US President Donald Trump’s decision to withdraw US troops from Syria risks shattering a cornerstone of Washington’s Middle East policy by allowing Iran to consolidate a “land bridge” to the Mediterranean.
The much-bandied about scenario that sees Iran redrawing the regional map by entrenching a land corridor across Iraq, Syria and Lebanon is becoming a reality, analysts say.
Critics of Trump’s decision argue that for all his fiercely anti-Iranian stance, he has just gifted Tehran a decades-old strategic goal.
Trump made the shock announcement on Wednesday, saying that the troop deployment in Syria was no longer needed because the Islamic State (IS) group had been defeated.
Many in his own camp challenged that assessment and warned that such a move would abandon the ground to the United States’ main regional foe.
The top Republican and Democrat on the House Armed Services Committee even issued a rare joint statement warning against “a strategic error” that would empower “malign actors such as Russia and Iran.”

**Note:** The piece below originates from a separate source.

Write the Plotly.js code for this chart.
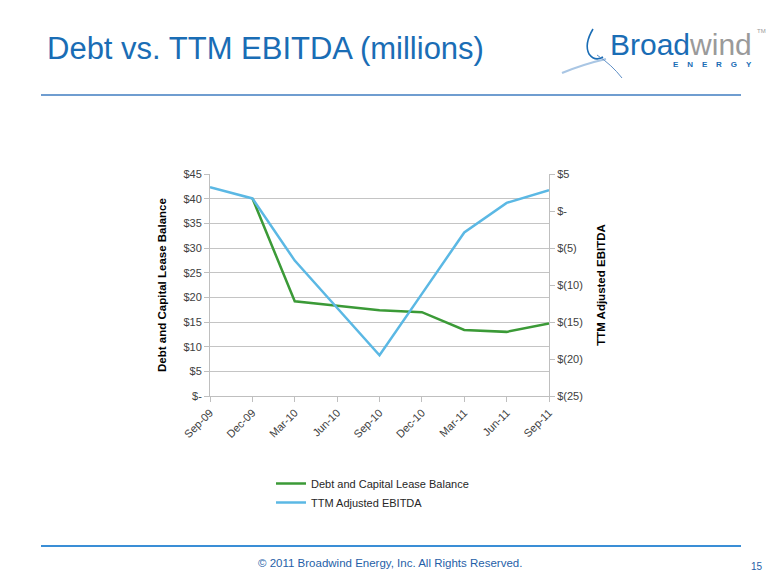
<!DOCTYPE html>
<html>
<head>
<meta charset="utf-8">
<script src="https://cdn.plot.ly/plotly-3.0.1.min.js"></script>
<style>html,body{margin:0;padding:0;background:#fff;}#chart{width:780px;height:585px;}</style>
</head>
<body>
<div id="chart"></div>
<script>
// ---- data ----
const months = ['Sep-09','Dec-09','Mar-10','Jun-10','Sep-10','Dec-10','Mar-11','Jun-11','Sep-11'];
const debtBalance = [null, 40.1, 19.2, 18.3, 17.4, 17.0, 13.4, 13.0, 14.7];
const ttmEbitda = [3.2, 1.7, -6.7, -13.1, -19.5, -11.2, -2.9, 1.1, 2.8];
const leftTickVals = [0, 5, 10, 15, 20, 25, 30, 35, 40, 45];
const leftTickText = ['$-', '$5', '$10', '$15', '$20', '$25', '$30', '$35', '$40', '$45'];
const rightTickVals = [-25, -20, -15, -10, -5, 0, 5];
const rightTickText = ['$(25)', '$(20)', '$(15)', '$(10)', '$(5)', '$-', '$5'];
const seriesNames = ['Debt and Capital Lease Balance', 'TTM Adjusted EBITDA'];

// ---- geometry helpers (pixel -> paper) ----
const W = 780, H = 585, PL = 210, PR = 549, PT = 174, PB = 396;
const px = x => (x - PL) / (PR - PL);
const py = y => (PB - y) / (PB - PT);
function pathPx(pts) {
  return pts.replace(/(-?\d+(\.\d+)?),(-?\d+(\.\d+)?)/g, (m, a, _b, c) => px(+a).toFixed(5) + ',' + py(+c).toFixed(5));
}

const FONT = 'Liberation Sans, Arial, sans-serif';
const axisGrey = '#bfbfbf';

const traces = [
  {x: months, y: debtBalance, name: seriesNames[0], type: 'scatter', mode: 'lines',
   line: {color: '#3b9a37', width: 2.5}, yaxis: 'y'},
  {x: months, y: ttmEbitda, name: seriesNames[1], type: 'scatter', mode: 'lines',
   line: {color: '#5bb8e4', width: 2.5}, yaxis: 'y2'}
];

const layout = {
  width: W, height: H,
  margin: {l: PL, r: W - PR, t: PT, b: H - PB, pad: 0},
  paper_bgcolor: '#ffffff', plot_bgcolor: '#ffffff',
  font: {family: FONT, size: 11, color: '#404040'},
  showlegend: true,
  title: {text: 'Debt vs. TTM EBITDA (millions)', x: 47 / W, xanchor: 'left', xref: 'container',
          y: 1 - 48.5 / H, yanchor: 'middle', yref: 'container',
          font: {family: FONT, size: 31, color: '#1a6db5'}},
  xaxis: {type: 'category', categoryorder: 'array', categoryarray: months, range: [0, 8],
          showline: true, linecolor: axisGrey, linewidth: 1, ticks: 'outside', ticklen: 5,
          tickcolor: axisGrey, tickangle: -45, showgrid: false, zeroline: false,
          tickfont: {family: FONT, size: 11, color: '#404040'}},
  yaxis: {range: [0, 45], tickvals: leftTickVals, ticktext: leftTickText,
          showgrid: true, gridcolor: '#c4c4c4', gridwidth: 1, zeroline: false,
          showline: true, linecolor: axisGrey, ticks: 'outside', ticklen: 5, tickcolor: axisGrey,
          tickfont: {family: FONT, size: 11, color: '#404040'},
          title: {text: seriesNames[0], standoff: 14,
                  font: {family: FONT, size: 11.5, color: '#000000', weight: 'bold'}}},
  yaxis2: {range: [-25, 5], tickvals: rightTickVals, ticktext: rightTickText,
           overlaying: 'y', side: 'right', showgrid: false, zeroline: false,
           showline: true, linecolor: axisGrey, ticks: 'outside', ticklen: 5, tickcolor: axisGrey,
           tickfont: {family: FONT, size: 11, color: '#404040'},
           title: {text: seriesNames[1], standoff: 15,
                   font: {family: FONT, size: 11.5, color: '#000000', weight: 'bold'}}},
  legend: {orientation: 'v', x: px(271), xanchor: 'left', y: py(469), yanchor: 'top',
           font: {family: FONT, size: 11, color: '#262626'}, bgcolor: 'rgba(0,0,0,0)',
           tracegroupgap: 0, itemwidth: 30},
  shapes: [
    {type: 'line', xref: 'paper', yref: 'paper', x0: px(41), x1: px(741), y0: py(95), y1: py(95),
     line: {color: '#3f7cc0', width: 1.5}},
    {type: 'line', xref: 'paper', yref: 'paper', x0: px(41), x1: px(741), y0: py(546), y1: py(546),
     line: {color: '#3a8ed6', width: 2}},
    // logo figure
    {type: 'path', xref: 'paper', yref: 'paper', path: pathPx('M 593,29 Q 584,44 589,54 Q 595,62 603,57'),
     line: {color: '#1a6db5', width: 1.6}},
    {type: 'path', xref: 'paper', yref: 'paper', path: pathPx('M 562,73 Q 584,64 606,59'),
     line: {color: '#a9c6e4', width: 2.2}},
    {type: 'path', xref: 'paper', yref: 'paper', path: pathPx('M 597,55 Q 612,65 622,78'),
     line: {color: '#5f8fc6', width: 1}}
  ],
  annotations: [
    {xref: 'paper', yref: 'paper', x: px(608), y: py(44), xanchor: 'left', yanchor: 'middle', showarrow: false,
     height: 26, valign: 'middle',
     text: '<span style="color:#1a6db5">Broad</span><span style="color:#9a9a9a">wind</span>',
     font: {family: FONT, size: 30, color: '#1a6db5'}},
    {xref: 'paper', yref: 'paper', x: px(755), y: py(31), xanchor: 'left', yanchor: 'middle', showarrow: false,
     text: 'TM', font: {family: FONT, size: 6, color: '#9a9a9a'}},
    {xref: 'paper', yref: 'paper', x: px(712.5), y: py(65), xanchor: 'center', yanchor: 'middle', showarrow: false,
     text: 'E\u00a0\u00a0\u00a0\u00a0N\u00a0\u00a0\u00a0\u00a0E\u00a0\u00a0\u00a0\u00a0R\u00a0\u00a0\u00a0\u00a0G\u00a0\u00a0\u00a0\u00a0Y',
     font: {family: FONT, size: 8, color: '#1a6db5', weight: 'bold'}},
    {xref: 'paper', yref: 'paper', x: px(390), y: py(563), xanchor: 'center', yanchor: 'middle', showarrow: false,
     text: '\u00a9 2011 Broadwind Energy, Inc. All Rights Reserved.',
     font: {family: FONT, size: 11.5, color: '#1f5fa8'}},
    {xref: 'paper', yref: 'paper', x: px(757), y: py(566), xanchor: 'center', yanchor: 'middle', showarrow: false,
     text: '15', font: {family: FONT, size: 10, color: '#1f5fa8'}}
  ]
};

Plotly.newPlot('chart', traces, layout, {displayModeBar: false, staticPlot: true});
</script>
</body>
</html>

Iran has thousands of regular forces deployed across Syria in support of the regime, as well as thousands of militiamen it supports from various countries.
“It is clearly a strategic victory for Tehran,” said Middle East analyst Julien Theron. “It will allow it to remove the Western buffer between Syria and Iraq.”
The United States currently has around 2,000 forces deployed in Syria in two areas along the Iraqi border that did not fully block Iranian movement but kept it in check.
One is in support of Kurdish-led forces spearheading the ongoing battle against IS jihadists east of the Euphrates River in northeastern Syria. The other is further south at the Al-Tanaf desert base, where Damascus and its allies have repeatedly said US troops had no reason to be.
Syria’s government, which has recently been reclaiming control over vast swathes of territory it lost when the war broke out in 2011, is aligned with Tehran.